**Rows from a dataset**
┌──
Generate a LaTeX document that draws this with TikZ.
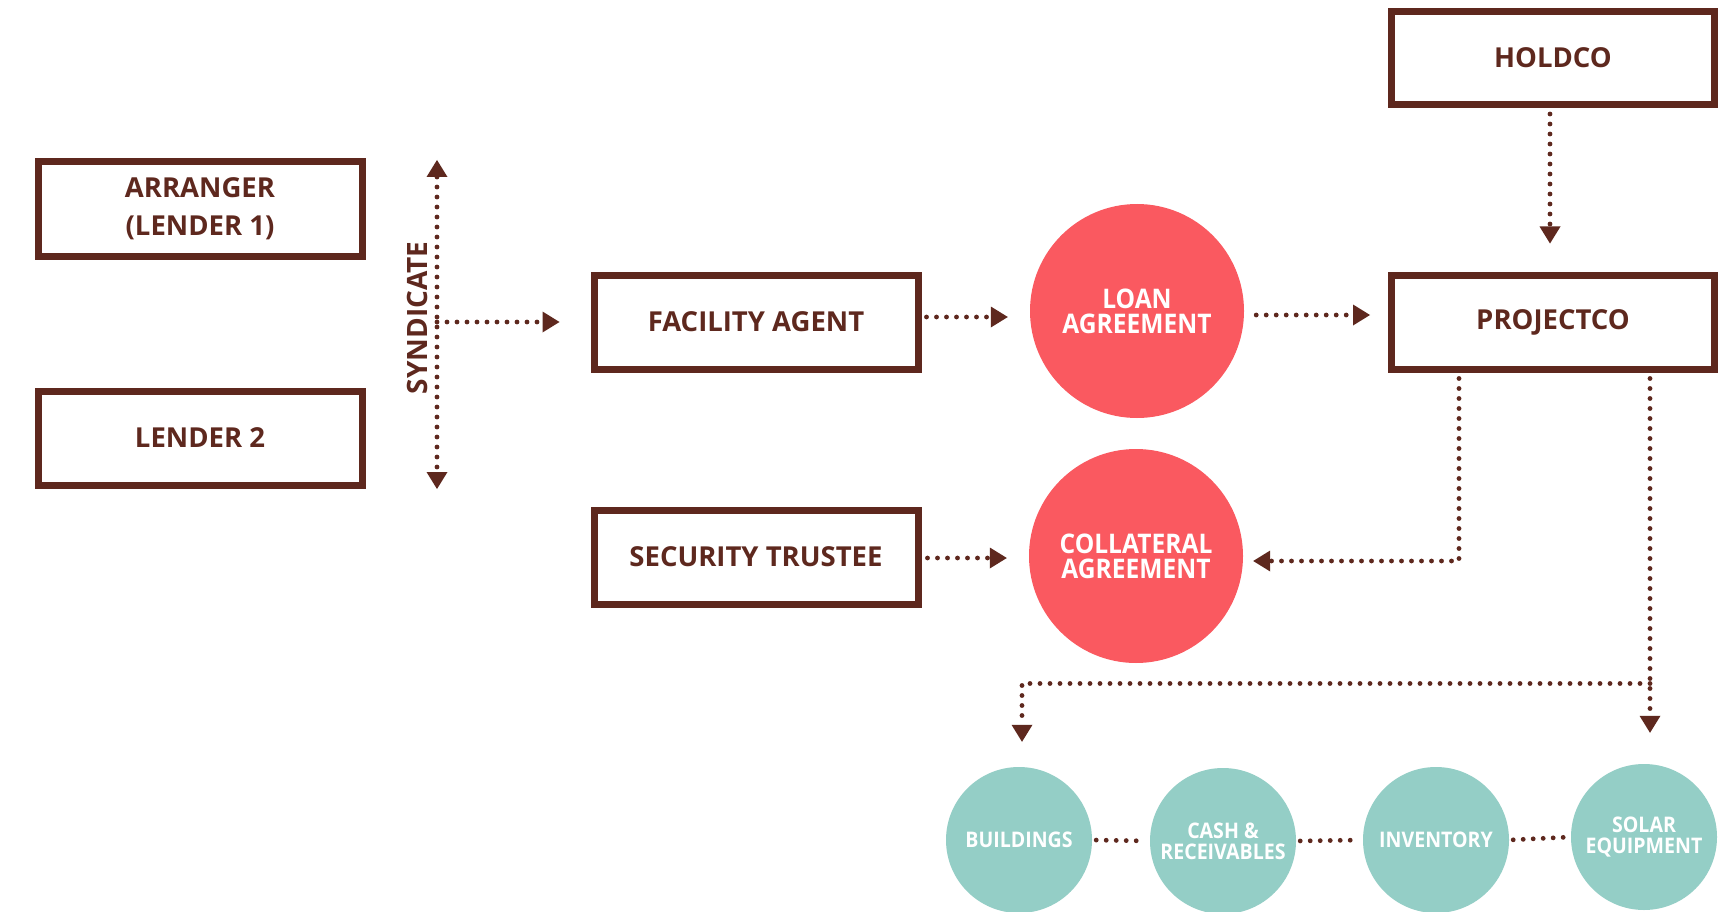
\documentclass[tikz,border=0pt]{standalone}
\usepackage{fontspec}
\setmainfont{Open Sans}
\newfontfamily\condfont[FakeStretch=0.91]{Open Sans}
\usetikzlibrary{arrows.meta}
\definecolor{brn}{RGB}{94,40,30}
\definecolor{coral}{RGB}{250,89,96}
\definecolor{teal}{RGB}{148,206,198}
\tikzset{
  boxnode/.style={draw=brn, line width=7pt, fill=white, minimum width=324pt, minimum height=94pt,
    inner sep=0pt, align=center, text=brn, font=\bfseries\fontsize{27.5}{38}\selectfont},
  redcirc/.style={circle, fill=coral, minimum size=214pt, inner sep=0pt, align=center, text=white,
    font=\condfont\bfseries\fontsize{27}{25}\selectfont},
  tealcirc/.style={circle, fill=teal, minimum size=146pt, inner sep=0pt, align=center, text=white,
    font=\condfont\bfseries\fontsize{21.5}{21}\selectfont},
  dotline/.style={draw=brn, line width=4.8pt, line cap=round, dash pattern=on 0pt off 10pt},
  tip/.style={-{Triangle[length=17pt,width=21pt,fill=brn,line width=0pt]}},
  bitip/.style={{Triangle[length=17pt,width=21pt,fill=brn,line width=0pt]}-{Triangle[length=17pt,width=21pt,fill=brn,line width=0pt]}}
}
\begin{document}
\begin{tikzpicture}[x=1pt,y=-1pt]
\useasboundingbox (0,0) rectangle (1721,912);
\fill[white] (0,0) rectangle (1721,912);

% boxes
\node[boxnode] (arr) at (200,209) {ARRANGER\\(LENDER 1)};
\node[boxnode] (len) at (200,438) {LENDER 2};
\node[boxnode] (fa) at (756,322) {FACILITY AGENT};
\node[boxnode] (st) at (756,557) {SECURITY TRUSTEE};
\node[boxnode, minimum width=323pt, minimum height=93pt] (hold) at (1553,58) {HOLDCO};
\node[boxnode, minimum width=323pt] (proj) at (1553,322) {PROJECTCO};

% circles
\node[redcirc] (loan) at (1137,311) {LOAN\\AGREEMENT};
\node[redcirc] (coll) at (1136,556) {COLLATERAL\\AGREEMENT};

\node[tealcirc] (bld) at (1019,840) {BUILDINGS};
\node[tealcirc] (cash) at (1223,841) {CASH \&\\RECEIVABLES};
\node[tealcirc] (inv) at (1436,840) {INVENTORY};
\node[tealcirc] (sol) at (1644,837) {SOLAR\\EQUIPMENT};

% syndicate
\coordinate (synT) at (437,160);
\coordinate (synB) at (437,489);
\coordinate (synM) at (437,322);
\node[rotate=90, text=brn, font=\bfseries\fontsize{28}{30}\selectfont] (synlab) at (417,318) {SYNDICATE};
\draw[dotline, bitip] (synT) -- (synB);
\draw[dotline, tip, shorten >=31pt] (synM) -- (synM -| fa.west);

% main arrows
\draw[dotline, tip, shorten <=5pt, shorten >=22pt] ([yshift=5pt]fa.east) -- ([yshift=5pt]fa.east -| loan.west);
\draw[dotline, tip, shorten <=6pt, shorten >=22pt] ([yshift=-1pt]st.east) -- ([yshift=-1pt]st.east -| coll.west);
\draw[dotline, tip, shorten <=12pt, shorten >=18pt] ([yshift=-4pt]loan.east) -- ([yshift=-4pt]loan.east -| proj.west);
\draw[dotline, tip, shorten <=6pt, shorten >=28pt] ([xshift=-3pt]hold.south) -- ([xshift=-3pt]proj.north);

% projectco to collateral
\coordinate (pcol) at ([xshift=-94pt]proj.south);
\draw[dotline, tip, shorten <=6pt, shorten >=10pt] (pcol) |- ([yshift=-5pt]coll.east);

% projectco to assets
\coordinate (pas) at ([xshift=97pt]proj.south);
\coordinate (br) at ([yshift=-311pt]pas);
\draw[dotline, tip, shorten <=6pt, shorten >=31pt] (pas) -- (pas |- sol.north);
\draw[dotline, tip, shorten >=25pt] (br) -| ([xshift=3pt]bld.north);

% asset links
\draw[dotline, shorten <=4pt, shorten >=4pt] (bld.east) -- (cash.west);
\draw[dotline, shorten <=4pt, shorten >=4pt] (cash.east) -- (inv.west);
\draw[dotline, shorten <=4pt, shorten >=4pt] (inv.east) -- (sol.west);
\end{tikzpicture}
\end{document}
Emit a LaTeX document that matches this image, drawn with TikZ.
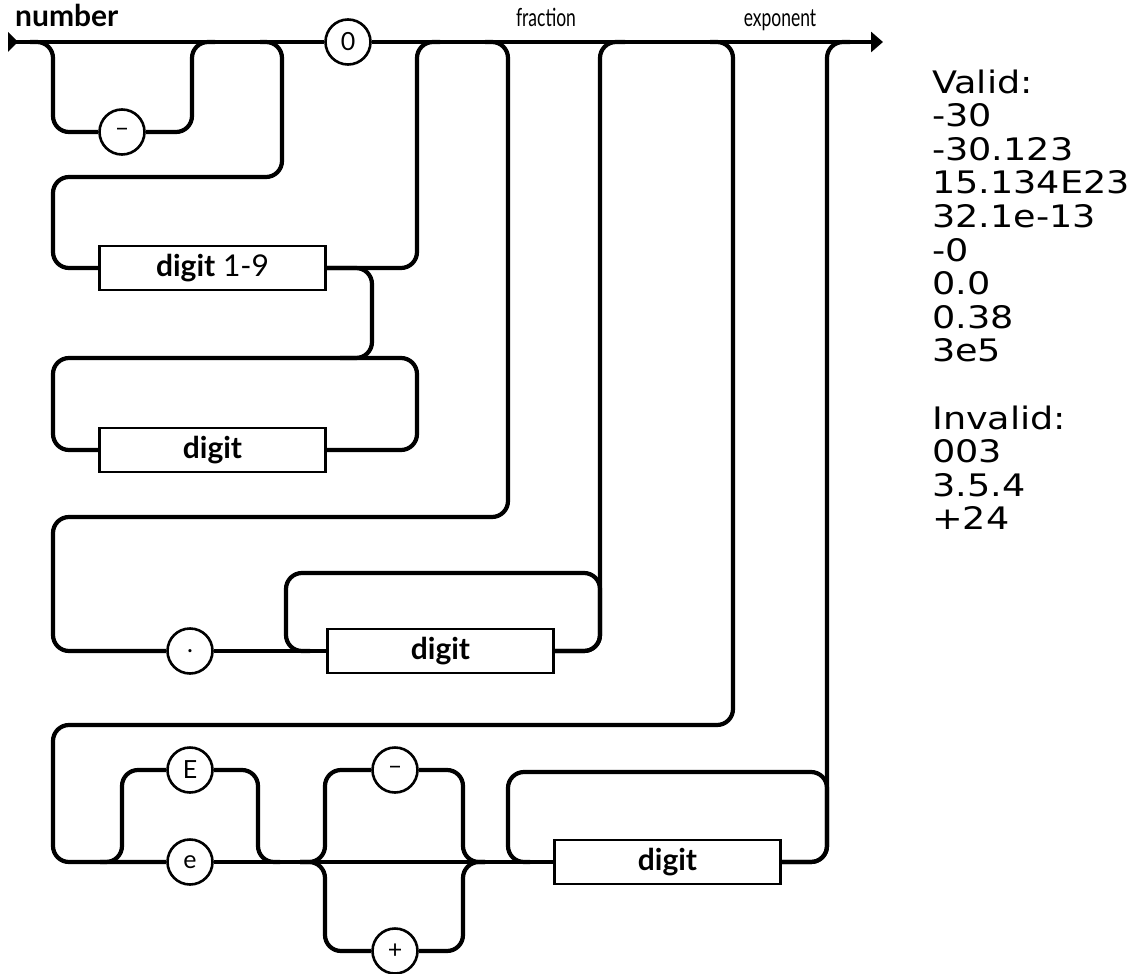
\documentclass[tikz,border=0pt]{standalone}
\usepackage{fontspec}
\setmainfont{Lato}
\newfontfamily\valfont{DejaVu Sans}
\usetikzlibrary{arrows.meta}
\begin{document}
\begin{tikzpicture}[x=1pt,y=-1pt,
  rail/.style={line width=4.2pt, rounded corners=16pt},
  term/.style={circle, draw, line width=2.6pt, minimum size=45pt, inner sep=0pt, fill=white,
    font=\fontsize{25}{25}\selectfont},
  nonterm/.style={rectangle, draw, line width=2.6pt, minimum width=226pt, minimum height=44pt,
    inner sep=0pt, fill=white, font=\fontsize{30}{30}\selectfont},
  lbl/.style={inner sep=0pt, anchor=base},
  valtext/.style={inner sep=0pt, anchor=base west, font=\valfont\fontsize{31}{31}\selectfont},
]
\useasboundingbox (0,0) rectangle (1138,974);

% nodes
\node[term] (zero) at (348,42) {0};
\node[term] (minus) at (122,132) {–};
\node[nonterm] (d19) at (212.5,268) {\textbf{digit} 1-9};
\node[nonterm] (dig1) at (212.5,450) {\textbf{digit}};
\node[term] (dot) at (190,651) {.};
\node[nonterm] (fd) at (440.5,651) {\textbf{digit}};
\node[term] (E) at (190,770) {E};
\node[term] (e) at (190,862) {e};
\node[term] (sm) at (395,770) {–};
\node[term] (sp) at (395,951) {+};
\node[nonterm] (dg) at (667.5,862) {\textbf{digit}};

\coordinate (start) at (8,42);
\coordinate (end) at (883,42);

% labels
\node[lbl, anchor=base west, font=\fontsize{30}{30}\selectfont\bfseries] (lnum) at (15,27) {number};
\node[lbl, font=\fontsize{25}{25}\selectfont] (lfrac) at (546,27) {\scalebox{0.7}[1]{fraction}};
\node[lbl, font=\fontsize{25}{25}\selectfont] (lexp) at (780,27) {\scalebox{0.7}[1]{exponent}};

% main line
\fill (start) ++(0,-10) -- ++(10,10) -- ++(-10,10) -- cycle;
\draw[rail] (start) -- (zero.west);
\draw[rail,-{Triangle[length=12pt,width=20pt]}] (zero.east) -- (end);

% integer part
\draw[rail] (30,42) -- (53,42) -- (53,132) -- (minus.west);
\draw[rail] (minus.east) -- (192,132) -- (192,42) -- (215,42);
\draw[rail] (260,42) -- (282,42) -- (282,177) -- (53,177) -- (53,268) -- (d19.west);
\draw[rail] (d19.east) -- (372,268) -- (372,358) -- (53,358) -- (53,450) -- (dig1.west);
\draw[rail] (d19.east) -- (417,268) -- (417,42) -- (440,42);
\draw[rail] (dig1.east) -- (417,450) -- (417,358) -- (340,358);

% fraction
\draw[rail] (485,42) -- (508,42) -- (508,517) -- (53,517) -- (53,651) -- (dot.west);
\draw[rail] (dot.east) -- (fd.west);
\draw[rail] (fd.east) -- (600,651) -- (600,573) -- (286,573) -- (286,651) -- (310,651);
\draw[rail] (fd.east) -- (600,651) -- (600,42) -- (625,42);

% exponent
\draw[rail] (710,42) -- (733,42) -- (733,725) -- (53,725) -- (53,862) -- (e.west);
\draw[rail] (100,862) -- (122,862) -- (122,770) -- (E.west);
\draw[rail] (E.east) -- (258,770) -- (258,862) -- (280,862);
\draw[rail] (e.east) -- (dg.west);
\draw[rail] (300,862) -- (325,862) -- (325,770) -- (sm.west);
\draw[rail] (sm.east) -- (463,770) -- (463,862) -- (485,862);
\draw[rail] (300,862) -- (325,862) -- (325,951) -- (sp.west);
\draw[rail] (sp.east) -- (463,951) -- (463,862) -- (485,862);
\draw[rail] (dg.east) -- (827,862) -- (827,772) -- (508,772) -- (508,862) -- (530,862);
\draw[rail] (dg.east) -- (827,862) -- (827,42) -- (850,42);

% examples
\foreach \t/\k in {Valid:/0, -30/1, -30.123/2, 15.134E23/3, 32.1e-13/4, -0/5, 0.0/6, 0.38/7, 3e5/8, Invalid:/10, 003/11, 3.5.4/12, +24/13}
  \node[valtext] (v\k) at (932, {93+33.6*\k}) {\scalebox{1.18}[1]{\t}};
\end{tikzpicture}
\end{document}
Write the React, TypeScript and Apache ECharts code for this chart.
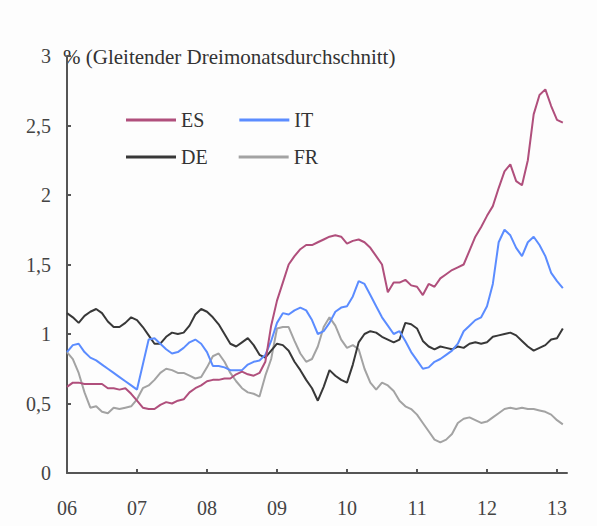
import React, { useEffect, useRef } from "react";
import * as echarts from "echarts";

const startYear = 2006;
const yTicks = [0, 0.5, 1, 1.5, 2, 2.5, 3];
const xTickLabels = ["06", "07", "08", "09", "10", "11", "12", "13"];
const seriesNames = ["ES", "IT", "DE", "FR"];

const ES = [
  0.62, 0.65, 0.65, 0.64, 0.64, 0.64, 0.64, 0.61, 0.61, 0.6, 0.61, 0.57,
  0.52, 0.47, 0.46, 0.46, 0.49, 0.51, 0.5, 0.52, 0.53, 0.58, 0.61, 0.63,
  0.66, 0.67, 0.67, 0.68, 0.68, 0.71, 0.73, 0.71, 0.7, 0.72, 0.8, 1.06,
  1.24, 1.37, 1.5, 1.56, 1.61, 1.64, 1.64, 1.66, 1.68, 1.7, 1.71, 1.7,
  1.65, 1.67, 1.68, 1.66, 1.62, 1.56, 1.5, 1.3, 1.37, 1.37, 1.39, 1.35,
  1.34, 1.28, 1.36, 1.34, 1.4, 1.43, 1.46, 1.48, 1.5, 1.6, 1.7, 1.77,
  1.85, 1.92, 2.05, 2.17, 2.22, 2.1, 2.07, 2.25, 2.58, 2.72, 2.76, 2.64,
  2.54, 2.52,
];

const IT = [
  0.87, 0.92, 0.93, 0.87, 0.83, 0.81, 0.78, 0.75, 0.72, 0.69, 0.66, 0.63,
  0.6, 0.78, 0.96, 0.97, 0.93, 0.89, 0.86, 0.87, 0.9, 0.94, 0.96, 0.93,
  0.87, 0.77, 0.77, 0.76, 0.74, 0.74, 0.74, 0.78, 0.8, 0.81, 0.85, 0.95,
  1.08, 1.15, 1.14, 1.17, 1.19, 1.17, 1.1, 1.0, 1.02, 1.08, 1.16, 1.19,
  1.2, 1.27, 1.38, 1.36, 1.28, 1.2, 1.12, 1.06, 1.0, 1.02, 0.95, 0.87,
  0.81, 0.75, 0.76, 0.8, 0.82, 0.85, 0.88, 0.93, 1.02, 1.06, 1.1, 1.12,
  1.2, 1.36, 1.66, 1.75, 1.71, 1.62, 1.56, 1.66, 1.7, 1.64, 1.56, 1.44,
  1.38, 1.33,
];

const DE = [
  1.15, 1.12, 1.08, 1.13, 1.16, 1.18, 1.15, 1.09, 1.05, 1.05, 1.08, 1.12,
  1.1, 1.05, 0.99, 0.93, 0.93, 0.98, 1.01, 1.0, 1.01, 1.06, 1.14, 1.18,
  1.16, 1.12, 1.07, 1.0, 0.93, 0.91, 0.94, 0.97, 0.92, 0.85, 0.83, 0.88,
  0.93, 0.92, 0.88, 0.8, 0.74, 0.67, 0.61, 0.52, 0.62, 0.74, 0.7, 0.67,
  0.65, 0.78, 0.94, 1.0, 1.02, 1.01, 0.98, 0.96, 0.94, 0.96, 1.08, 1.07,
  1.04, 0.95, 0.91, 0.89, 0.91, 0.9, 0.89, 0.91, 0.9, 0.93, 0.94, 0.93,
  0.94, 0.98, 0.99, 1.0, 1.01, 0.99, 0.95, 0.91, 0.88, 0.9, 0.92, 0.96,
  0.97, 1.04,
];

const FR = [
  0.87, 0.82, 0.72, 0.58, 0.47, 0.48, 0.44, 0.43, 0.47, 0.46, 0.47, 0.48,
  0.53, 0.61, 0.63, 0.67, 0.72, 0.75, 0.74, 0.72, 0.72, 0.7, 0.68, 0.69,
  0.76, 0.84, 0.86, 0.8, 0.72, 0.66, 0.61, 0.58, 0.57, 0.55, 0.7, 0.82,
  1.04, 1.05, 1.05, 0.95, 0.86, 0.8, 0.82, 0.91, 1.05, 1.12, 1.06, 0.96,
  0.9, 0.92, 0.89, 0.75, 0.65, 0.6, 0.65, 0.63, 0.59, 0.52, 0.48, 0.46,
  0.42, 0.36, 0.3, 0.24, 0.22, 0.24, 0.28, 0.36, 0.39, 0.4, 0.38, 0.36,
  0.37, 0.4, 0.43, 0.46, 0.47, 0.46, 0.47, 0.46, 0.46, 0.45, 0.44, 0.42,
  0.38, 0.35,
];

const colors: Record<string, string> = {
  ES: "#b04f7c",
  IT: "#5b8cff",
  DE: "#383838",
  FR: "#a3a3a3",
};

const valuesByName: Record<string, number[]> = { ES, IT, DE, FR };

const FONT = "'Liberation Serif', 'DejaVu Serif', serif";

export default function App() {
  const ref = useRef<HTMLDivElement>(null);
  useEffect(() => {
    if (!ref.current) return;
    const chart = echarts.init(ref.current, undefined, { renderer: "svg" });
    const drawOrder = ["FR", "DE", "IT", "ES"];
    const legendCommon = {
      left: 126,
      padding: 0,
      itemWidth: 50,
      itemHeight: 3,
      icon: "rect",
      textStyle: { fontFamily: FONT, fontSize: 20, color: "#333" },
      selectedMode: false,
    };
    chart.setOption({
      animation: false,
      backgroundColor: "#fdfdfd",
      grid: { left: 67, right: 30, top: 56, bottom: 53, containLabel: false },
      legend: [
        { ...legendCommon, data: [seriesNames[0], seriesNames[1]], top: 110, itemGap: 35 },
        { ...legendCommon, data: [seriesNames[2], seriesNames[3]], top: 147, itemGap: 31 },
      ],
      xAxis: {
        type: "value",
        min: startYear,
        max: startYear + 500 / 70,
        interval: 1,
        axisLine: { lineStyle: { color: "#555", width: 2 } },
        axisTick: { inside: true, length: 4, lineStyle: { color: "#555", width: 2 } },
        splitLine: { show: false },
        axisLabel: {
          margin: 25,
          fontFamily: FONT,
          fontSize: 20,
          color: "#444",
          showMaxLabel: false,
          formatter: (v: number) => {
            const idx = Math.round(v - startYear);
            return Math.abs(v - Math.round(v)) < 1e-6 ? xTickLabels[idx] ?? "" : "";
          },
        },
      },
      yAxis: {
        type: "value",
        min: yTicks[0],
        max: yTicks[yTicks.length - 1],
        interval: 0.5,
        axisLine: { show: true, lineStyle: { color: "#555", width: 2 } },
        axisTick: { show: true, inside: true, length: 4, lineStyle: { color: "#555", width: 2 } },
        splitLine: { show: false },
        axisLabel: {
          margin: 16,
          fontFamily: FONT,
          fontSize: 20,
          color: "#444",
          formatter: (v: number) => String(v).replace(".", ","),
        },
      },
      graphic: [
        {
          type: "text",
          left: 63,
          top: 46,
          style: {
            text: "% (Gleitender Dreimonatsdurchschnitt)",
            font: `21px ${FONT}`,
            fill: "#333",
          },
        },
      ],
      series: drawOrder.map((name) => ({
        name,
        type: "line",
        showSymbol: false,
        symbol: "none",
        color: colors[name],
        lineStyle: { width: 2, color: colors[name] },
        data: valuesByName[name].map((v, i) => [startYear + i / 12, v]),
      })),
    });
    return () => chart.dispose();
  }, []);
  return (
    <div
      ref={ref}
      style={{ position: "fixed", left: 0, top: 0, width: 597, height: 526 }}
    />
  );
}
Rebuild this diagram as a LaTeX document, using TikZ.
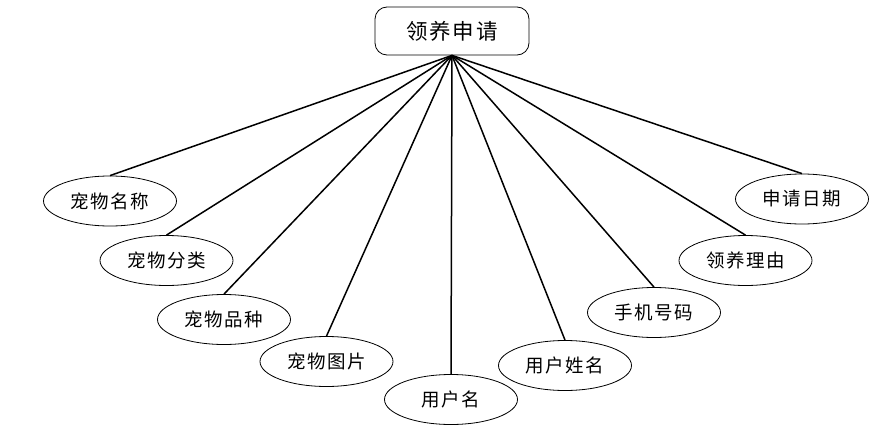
└──
**THE REQUEST**
Copy only the lines above from the one containing "Emit a LaTeX" through the one containing "(end) at (883,42);", both included. Leave out the pictures.

**TASK ANSWER**
Emit a LaTeX document that matches this image, drawn with TikZ.
\documentclass[tikz,border=0pt]{standalone}
\usepackage{fontspec}
\setmainfont{Lato}
\newfontfamily\valfont{DejaVu Sans}
\usetikzlibrary{arrows.meta}
\begin{document}
\begin{tikzpicture}[x=1pt,y=-1pt,
  rail/.style={line width=4.2pt, rounded corners=16pt},
  term/.style={circle, draw, line width=2.6pt, minimum size=45pt, inner sep=0pt, fill=white,
    font=\fontsize{25}{25}\selectfont},
  nonterm/.style={rectangle, draw, line width=2.6pt, minimum width=226pt, minimum height=44pt,
    inner sep=0pt, fill=white, font=\fontsize{30}{30}\selectfont},
  lbl/.style={inner sep=0pt, anchor=base},
  valtext/.style={inner sep=0pt, anchor=base west, font=\valfont\fontsize{31}{31}\selectfont},
]
\useasboundingbox (0,0) rectangle (1138,974);

% nodes
\node[term] (zero) at (348,42) {0};
\node[term] (minus) at (122,132) {–};
\node[nonterm] (d19) at (212.5,268) {\textbf{digit} 1-9};
\node[nonterm] (dig1) at (212.5,450) {\textbf{digit}};
\node[term] (dot) at (190,651) {.};
\node[nonterm] (fd) at (440.5,651) {\textbf{digit}};
\node[term] (E) at (190,770) {E};
\node[term] (e) at (190,862) {e};
\node[term] (sm) at (395,770) {–};
\node[term] (sp) at (395,951) {+};
\node[nonterm] (dg) at (667.5,862) {\textbf{digit}};

\coordinate (start) at (8,42);
\coordinate (end) at (883,42);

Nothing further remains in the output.